In 1995, when Scott was at his lowest point, someone older, wiser and stronger threw him a lifeline.
“Ed Brunelle saved this life,” Scott explains. “He gave me life. I didn’t have life before meeting Ed. I had an existence.”
“I had moved around town to town, job to job, city to city. I hit what I call my bottom at the age of 24,” Scott recalls.
Then, one day someone gave Scott advice to seek out a detox unit and get sober. After spending a month and a half at the unit and then in transition, Scott met Ed Brunelle when Ed became his substance abuse counselor at Catholic Charities – Crozier House. “Ed was my guide along the way. He was very intelligent, very caring. This was his life. He had no children,” Scott explained.
A former college professor, Ed loved to teach and incorporated his profession into his work at Crozier House. Ed taught from experience, being a person who struggled with substance abuse during his life.
“He loved to teach. He made you his primary interest. We always said with Crozier, it was his life. He went through this and he knew what you were going through. He gave you the kick in the butt when you needed it to help break denials and rationalizations,” Scott recalls. “Ed kept saying, ‘Keep going. Keep going.’”
Scott credits Ed with being responsible for Scott’s return to education, eventually earning his degree in human services and becoming a certified substance abuse counselor. “He would tell me that your brain is hungry and needs to be fed. That was the kind of encouragement he gave you. ‘Go walk through your fears and try it,’ he would say.”
Theirs was a relationship of mutual respect, mutual love. “I became like his son. I would call him my recovery father,” Scott says. “He would often say, ‘You snuck into my heart when I wasn’t looking.’” But then, Scott adds, Ed treated all of the folks at Crozier House like his children.

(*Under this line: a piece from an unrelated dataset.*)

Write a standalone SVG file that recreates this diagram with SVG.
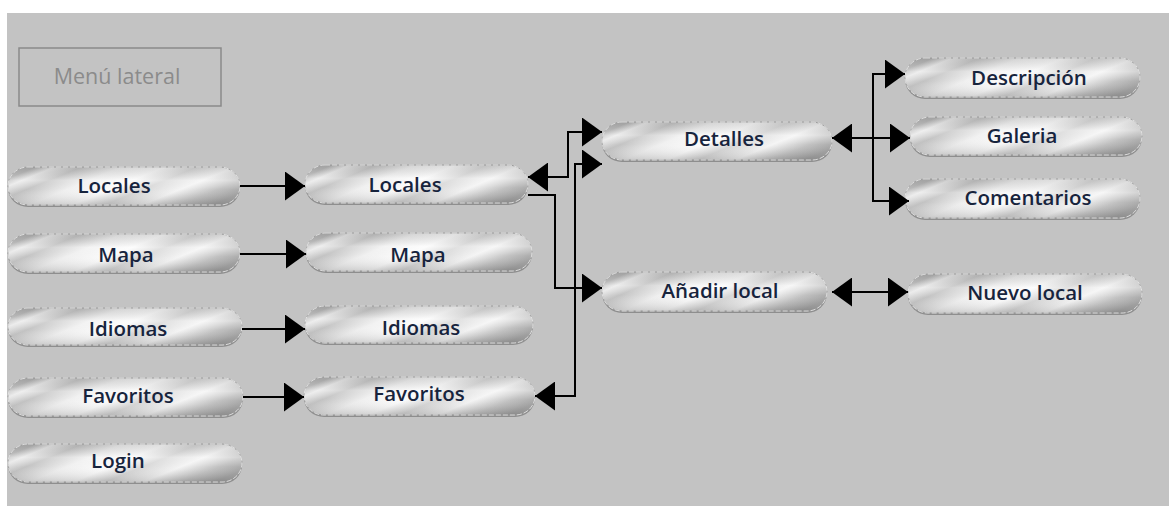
<svg xmlns="http://www.w3.org/2000/svg" width="1169" height="506" viewBox="0 0 1169 506">
<defs>
<linearGradient id="metal" x1="0" y1="0.3" x2="1" y2="0.7">
<stop offset="0" stop-color="#a9a9a9"/>
<stop offset="0.07" stop-color="#e6e6e6"/>
<stop offset="0.17" stop-color="#bcbcbc"/>
<stop offset="0.32" stop-color="#eeeeee"/>
<stop offset="0.48" stop-color="#fbfbfb"/>
<stop offset="0.6" stop-color="#d3d3d3"/>
<stop offset="0.74" stop-color="#f3f3f3"/>
<stop offset="0.88" stop-color="#bababa"/>
<stop offset="1" stop-color="#989898"/>
</linearGradient>
<linearGradient id="sheen" x1="0" y1="0" x2="0" y2="1">
<stop offset="0" stop-color="#8a8a8a" stop-opacity="0.25"/>
<stop offset="0.35" stop-color="#ffffff" stop-opacity="0.35"/>
<stop offset="0.6" stop-color="#ffffff" stop-opacity="0.1"/>
<stop offset="1" stop-color="#6e6e6e" stop-opacity="0.3"/>
</linearGradient>
<marker id="arr" viewBox="0 0 20 29" markerWidth="20" markerHeight="29" markerUnits="userSpaceOnUse" refX="20" refY="14.5" orient="auto-start-reverse">
<path d="M0,0 L20,14.5 L0,29 Z" fill="#000"/>
</marker>
</defs>
<style>
.bg{fill:#c3c3c3}
.shadow{fill:#8e8e8e}
.pill{fill:url(#metal);stroke:#a0a0a0;stroke-width:1}
.gloss{fill:url(#sheen);stroke:#ffffff;stroke-width:0.8;stroke-dasharray:5 2;stroke-opacity:0.8}
.lbl{font-family:"Open Sans","Noto Sans","Liberation Sans",sans-serif;font-size:20.5px;font-weight:600;fill:#17243d;text-anchor:middle}
.conn path{fill:none;stroke:#000;stroke-width:2;marker-end:url(#arr)}
.conn path.both{marker-start:url(#arr)}
.menu{fill:none;stroke:#8a8a8a;stroke-width:1.5}
.menutxt{font-family:"Open Sans","Noto Sans","Liberation Sans",sans-serif;font-size:21.5px;fill:#8b8b8b;text-anchor:middle}
</style>
<rect x="0" y="0" width="1169" height="506" fill="#ffffff"/>
<rect class="bg" x="7" y="13" width="1162" height="493"/>

<g id="menu-lateral">
<rect class="menu" x="19" y="48" width="202" height="58"/>
<text class="menutxt" x="117" y="84">Menú lateral</text>
</g>

<g id="n-locales-l">
<rect class="shadow" x="8" y="169" width="232" height="38" rx="20" ry="19"/>
<rect class="pill" x="8" y="167" width="232" height="38" rx="20" ry="19"/>
<rect class="gloss" x="8" y="167" width="232" height="38" rx="20" ry="19"/>
<text class="lbl" x="114" y="193">Locales</text>
</g>
<g id="n-mapa-l">
<rect class="shadow" x="8" y="236" width="232" height="38" rx="20" ry="19"/>
<rect class="pill" x="8" y="234" width="232" height="38" rx="20" ry="19"/>
<rect class="gloss" x="8" y="234" width="232" height="38" rx="20" ry="19"/>
<text class="lbl" x="126" y="262">Mapa</text>
</g>
<g id="n-idiomas-l">
<rect class="shadow" x="8" y="310" width="234" height="37" rx="20" ry="18.5"/>
<rect class="pill" x="8" y="308" width="234" height="37" rx="20" ry="18.5"/>
<rect class="gloss" x="8" y="308" width="234" height="37" rx="20" ry="18.5"/>
<text class="lbl" x="128" y="336">Idiomas</text>
</g>
<g id="n-favoritos-l">
<rect class="shadow" x="8" y="380" width="235" height="38" rx="20" ry="19"/>
<rect class="pill" x="8" y="378" width="235" height="38" rx="20" ry="19"/>
<rect class="gloss" x="8" y="378" width="235" height="38" rx="20" ry="19"/>
<text class="lbl" x="128" y="403">Favoritos</text>
</g>
<g id="n-login">
<rect class="shadow" x="8" y="446" width="234" height="38" rx="20" ry="19"/>
<rect class="pill" x="8" y="444" width="234" height="38" rx="20" ry="19"/>
<rect class="gloss" x="8" y="444" width="234" height="38" rx="20" ry="19"/>
<text class="lbl" x="118" y="468">Login</text>
</g>

<g id="n-locales-m">
<rect class="shadow" x="305" y="167" width="223" height="38" rx="20" ry="19"/>
<rect class="pill" x="305" y="165" width="223" height="38" rx="20" ry="19"/>
<rect class="gloss" x="305" y="165" width="223" height="38" rx="20" ry="19"/>
<text class="lbl" x="405" y="192">Locales</text>
</g>
<g id="n-mapa-m">
<rect class="shadow" x="306" y="235" width="226" height="38" rx="20" ry="19"/>
<rect class="pill" x="306" y="233" width="226" height="38" rx="20" ry="19"/>
<rect class="gloss" x="306" y="233" width="226" height="38" rx="20" ry="19"/>
<text class="lbl" x="418" y="262">Mapa</text>
</g>
<g id="n-idiomas-m">
<rect class="shadow" x="305" y="308" width="228" height="37" rx="20" ry="18.5"/>
<rect class="pill" x="305" y="306" width="228" height="37" rx="20" ry="18.5"/>
<rect class="gloss" x="305" y="306" width="228" height="37" rx="20" ry="18.5"/>
<text class="lbl" x="421" y="335">Idiomas</text>
</g>
<g id="n-favoritos-m">
<rect class="shadow" x="304" y="379" width="231" height="38" rx="20" ry="19"/>
<rect class="pill" x="304" y="377" width="231" height="38" rx="20" ry="19"/>
<rect class="gloss" x="304" y="377" width="231" height="38" rx="20" ry="19"/>
<text class="lbl" x="419" y="401">Favoritos</text>
</g>

<g id="n-detalles">
<rect class="shadow" x="602" y="124" width="230" height="38" rx="20" ry="19"/>
<rect class="pill" x="602" y="122" width="230" height="38" rx="20" ry="19"/>
<rect class="gloss" x="602" y="122" width="230" height="38" rx="20" ry="19"/>
<text class="lbl" x="724" y="146">Detalles</text>
</g>
<g id="n-anadir">
<rect class="shadow" x="602" y="274" width="225" height="39" rx="20" ry="19.5"/>
<rect class="pill" x="602" y="272" width="225" height="39" rx="20" ry="19.5"/>
<rect class="gloss" x="602" y="272" width="225" height="39" rx="20" ry="19.5"/>
<text class="lbl" x="720" y="298">Añadir local</text>
</g>
<g id="n-descripcion">
<rect class="shadow" x="905" y="60" width="235" height="39" rx="20" ry="19.5"/>
<rect class="pill" x="905" y="58" width="235" height="39" rx="20" ry="19.5"/>
<rect class="gloss" x="905" y="58" width="235" height="39" rx="20" ry="19.5"/>
<text class="lbl" x="1029" y="85">Descripción</text>
</g>
<g id="n-galeria">
<rect class="shadow" x="910" y="119" width="232" height="38" rx="20" ry="19"/>
<rect class="pill" x="910" y="117" width="232" height="38" rx="20" ry="19"/>
<rect class="gloss" x="910" y="117" width="232" height="38" rx="20" ry="19"/>
<text class="lbl" x="1022" y="143">Galeria</text>
</g>
<g id="n-comentarios">
<rect class="shadow" x="905" y="181" width="235" height="39" rx="20" ry="19.5"/>
<rect class="pill" x="905" y="179" width="235" height="39" rx="20" ry="19.5"/>
<rect class="gloss" x="905" y="179" width="235" height="39" rx="20" ry="19.5"/>
<text class="lbl" x="1028" y="205">Comentarios</text>
</g>
<g id="n-nuevo">
<rect class="shadow" x="908" y="276" width="234" height="39" rx="20" ry="19.5"/>
<rect class="pill" x="908" y="274" width="234" height="39" rx="20" ry="19.5"/>
<rect class="gloss" x="908" y="274" width="234" height="39" rx="20" ry="19.5"/>
<text class="lbl" x="1025" y="300">Nuevo local</text>
</g>

<g id="connectors" class="conn">
<path d="M240,186 H305"/>
<path d="M240,254 H306"/>
<path d="M242,329 H305"/>
<path d="M243,397 H304"/>
<path class="both" d="M528,177 H568 V132 H602"/>
<path d="M528,195 H555 V288 H602"/>
<path class="both" d="M535,396 H575 V164 H602"/>
<path class="both" d="M832,138 H873 V74 H905"/>
<path d="M873,138 H910"/>
<path d="M873,138 V201 H909"/>
<path class="both" d="M832,292 H908"/>
</g>
</svg>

“I’d whine here and there about life, and he one day told me, ‘Scott, if you want fulfillment in your life, you’ll need to have a child of your own someday.’ And, I would then know fulfillment. I then asked him how he knew that because he didn’t have any children. Ed replied, ‘Exactly.’”
One May morning in 2004, Ed Brunelle – ever predictable and precise – didn’t show up at his cluttered office at Crozier House. Scott noticed first that his bagged donut, a daily ritual with Ed, wasn’t on the shelf. It was soon after that the knock by another Crozier staff person on the door at Ed’s apartment went unanswered. Ed Brunelle, at the age of 69, had passed away peacefully in his sleep. The folks at Crozier House will tell you that there has been an empty space in their hearts ever since.
But each of them has learned that they must live in and for today, just as Ed had taught them. They have found ways to move on, ever remembering the legacy of Ed Brunelle. Scott’s love for his young son has begun to fill the void left when Ed passed away.
“The legacy that Ed left me was that he taught me that human contact is the most important thing and that giving of one’s self is essential,” Scott says. “Ed was a great man. He was a truly, truly wonderful individual. He did God’s work – God’s work directly. That’s the one part of Ed we will carry on here at Crozier House.”